It amuses me how guys (like *Anarius*) who have used the AR-pattern rifles overseas seldom complain about them, while various internet chairborne commandos claim the AR isn't reliable enough for a ten-meter waddle from the car to the firing line of a nice manicured range. :mrgreen:

Enjoy the new hardware, *Baldy*!


----------



## Baldy (Jun 21, 2006)

Mike Barham said:


> It amuses me how guys (like *Anarius*) who have used the AR-pattern rifles overseas seldom complain about them, while various internet chairborne commandos claim the AR isn't reliable enough for a ten-meter waddle from the car to the firing line of a nice manicured range. :mrgreen:
> 
> Enjoy the new hardware, *Baldy*!


Thanks Mike I think it will be fun. The wifes already after me to get the new press set up for I can load for it. :smt030 Well we can now enter the battle with the Zombies now.:anim_lol: Not in my wildest dreams did I ever think we would have one of these.


----------



## BeefyBeefo (Jan 30, 2008)

Sounds like you've got a great wife there Baldy  My girlfriend is loving shooting now as well since I let her pick out a gun (the stoeger) that she wanted to shoot and I bought it so she could shoot alongside me. She will make a great pro-gun wife some day too  That will make life much easier as I can tell you most likely already know. Let us know how it shoots!

-Jeff-


----------



## Baldy (Jun 21, 2006)

BeefyBeefo said:


> Sounds like you've got a great wife there Baldy  My girlfriend is loving shooting now as well since I let her pick out a gun (the stoeger) that she wanted to shoot and I bought it so she could shoot alongside me. She will make a great pro-gun wife some day too  That will make life much easier as I can tell you most likely already know. Let us know how it shoots!
> 
> -Jeff-


I'll sure do that Mr BeefyBeefo. My wife had shot a .22 rifle one time when we got married. I took her to a shop and she finger printed just about every gun that man had. She picked up a .32 Mauser and said this is the one. I bought it for her and she became a crack shot with it. Carried it for 25 plus years and it still shoots great. She's pro gun all the way.:smt1099


----------



## Anarius (Mar 8, 2008)

Yeah Mike, I know exactly what your talking about! While I like the m14 I'd rather have a m-4 with me in the sand box any day of the week! The who time I was over there my M4 failed me 1 time (Failure to extract) and it was inconvenient at the time to say the least, but still... show me a weapons system that does better? An AK? I think not! A G3? Hell no...

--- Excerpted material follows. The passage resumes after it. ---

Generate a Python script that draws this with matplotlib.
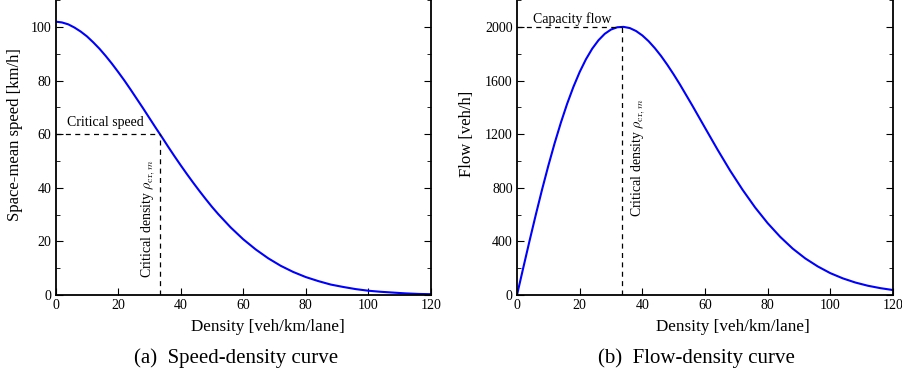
import matplotlib
matplotlib.use("Agg")
import matplotlib.pyplot as plt
from matplotlib.ticker import MultipleLocator

plt.rcParams["font.family"] = "serif"
plt.rcParams["font.serif"] = ["Liberation Serif", "DejaVu Serif"]
plt.rcParams["mathtext.fontset"] = "cm"

# fundamental diagram: density [veh/km/lane], speed [km/h], flow [veh/h]
density = [0, 2, 4, 6, 8, 10, 12, 14, 16, 18, 20, 22, 24, 26, 28, 30, 32,
           34, 36, 38, 40, 42, 44, 46, 48, 50, 52, 56, 60, 64, 68, 72, 76,
           80, 84, 88, 92, 96, 100, 104, 108, 112, 116, 120]
speed = [102.0, 101.7, 101.0, 99.8, 98.3, 96.5, 94.3, 91.9, 89.2, 86.3, 83.2,
         80.0, 76.6, 73.1, 69.6, 66.0, 62.4, 58.9, 55.3, 51.8, 48.4, 45.1,
         41.9, 38.8, 35.8, 32.9, 30.2, 25.2, 20.8, 17.0, 13.7, 10.9, 8.6, 6.7,
         5.2, 3.9, 3.0, 2.2, 1.6, 1.2, 0.9, 0.6, 0.4, 0.3]
flow = [0, 203, 404, 599, 787, 965, 1132, 1286, 1427, 1553, 1664, 1759, 1838,
        1901, 1949, 1981, 1998, 2001, 1992, 1970, 1937, 1894, 1842, 1783, 1717,
        1646, 1571, 1412, 1248, 1085, 929, 785, 653, 536, 434, 346, 273, 213,
        163, 124, 93, 69, 51, 37]

crit_density = 33.5
crit_speed = 60
capacity = 2000

W, H = 902, 378
fig = plt.figure(figsize=(W / 100, H / 100), dpi=100)

ax1 = fig.add_axes([55.7 / W, 83 / H, 375 / W, 321.6 / H])
ax2 = fig.add_axes([517 / W, 83 / H, 376 / W, 321.6 / H])

for ax in (ax1, ax2):
    ax.set_xlim(0, 120)
    ax.xaxis.set_major_locator(MultipleLocator(20))
    ax.tick_params(which="both", direction="in", top=True, right=True,
                   labelsize=10, pad=3)
    ax.tick_params(which="major", length=5, width=0.8)
    ax.tick_params(which="minor", length=3, width=0.6)
    for s in ax.spines.values():
        s.set_linewidth(1.3)
    ax.set_xlabel("Density [veh/km/lane]", fontsize=12.3, labelpad=4)

ax1.xaxis.set_label_coords(0.565, -0.075)
ax2.xaxis.set_label_coords(0.575, -0.075)

# speed-density
ax1.plot(density, speed, color="#0000ff", lw=1.5, solid_joinstyle="round")
ax1.set_ylim(0, 120)
ax1.set_yticks([0, 20, 40, 60, 80, 100])
ax1.yaxis.set_minor_locator(MultipleLocator(10))
ax1.plot([0, crit_density], [crit_speed, crit_speed], "k--", lw=0.9,
         dashes=(4, 3.5))
ax1.plot([crit_density, crit_density], [0, crit_speed], "k--", lw=0.9,
         dashes=(4, 3.5))
ax1.text(3.5, 62, "Critical speed", fontsize=10, ha="left", va="bottom")
ax1.text(29.5, 6.5, r"Critical density $\rho_{\mathrm{cr},m}$", fontsize=10,
         rotation=90, ha="center", va="bottom")
ax1.set_ylabel("Space-mean speed [km/h]", fontsize=12, labelpad=4)
ax1.yaxis.set_label_coords(-0.087, 0.5)

# flow-density
ax2.plot(density, flow, color="#0000ff", lw=1.5, solid_joinstyle="round")
ax2.set_ylim(0, 2400)
ax2.set_yticks([0, 400, 800, 1200, 1600, 2000])
ax2.yaxis.set_minor_locator(MultipleLocator(200))
ax2.plot([0, crit_density], [capacity, capacity], "k--", lw=0.9,
         dashes=(4, 3.5))
ax2.plot([crit_density, crit_density], [0, capacity], "k--", lw=0.9,
         dashes=(4, 3.5))
ax2.text(5, 2010, "Capacity flow", fontsize=10, ha="left", va="bottom")
ax2.text(38.5, 580, r"Critical density $\rho_{\mathrm{cr},m}$", fontsize=10,
         rotation=90, ha="center", va="bottom")
ax2.set_ylabel("Flow [veh/h]", fontsize=12, labelpad=4)
ax2.yaxis.set_label_coords(-0.112, 0.5)

fig.text(236 / W, 20 / H, "(a)  Speed-density curve", fontsize=15,
         ha="center", va="center")
fig.text(696.5 / W, 20 / H, "(b)  Flow-density curve", fontsize=15,
         ha="center", va="center")

fig.savefig("out.png", dpi=100)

I'm waffling on building a AR-15 6.8spc, or just getting an AR-10. My unit had 2 M110s w/o the suppressors (bad-arse militarized SR-25/ar-10s) that we had but we never took them anywhere but the range and they were sweeeet. The .308 is expensive, but then again I can reload, but the 6.8 would interchange with standard ar-15 parts. If only 6.8spc brass was cheaper!!!


----------



## Mike Barham (Mar 30, 2006)

Yeah, the mall ninjas who absolutely _must_ have piston uppers and such for 200-round range trips and light-duty home defense crack me up. A couple of our platoons got into some _very_ heavy fighting and they had zero complaints about their impingement M4s. For domestic use on the range and defense, all you really "need" in a decent-quality impingement AR is a good optic (which Baldy has covered very nicely with the EOTech) and a sling.

One of my regrets about my Afghanistan deployment was that I never got to try the M110. It was just being fielded in The 'Stan while I was there, and of course Guard units are at the back of the line when new gear is fielded. Our snipers used M24s and a few beat-up old M14s.

I'm not a black rifle guy anymore, but I think I'd choose the AR in .308 rather than 6.8mm. The 6.8mm seems like it's going to be sort of the 10mm of rifles, while the .308 has ammo broadly available for at least semi-reasonable prices. More versatile for hunting, too, if that's one of your intended uses. For fighting, the .223/5.56mm works fine.


----------



## txpete (Nov 29, 2006)

Mike Barham said:


> It amuses me how guys (like *Anarius*) who have used the AR-pattern rifles overseas seldom complain about them, while various internet chairborne commandos claim the AR isn't reliable enough for a ten-meter waddle from the car to the firing line of a nice manicured range. :mrgreen:
> 
> Enjoy the new hardware, *Baldy*!


ditto.:smt023:smt023:smt023


----------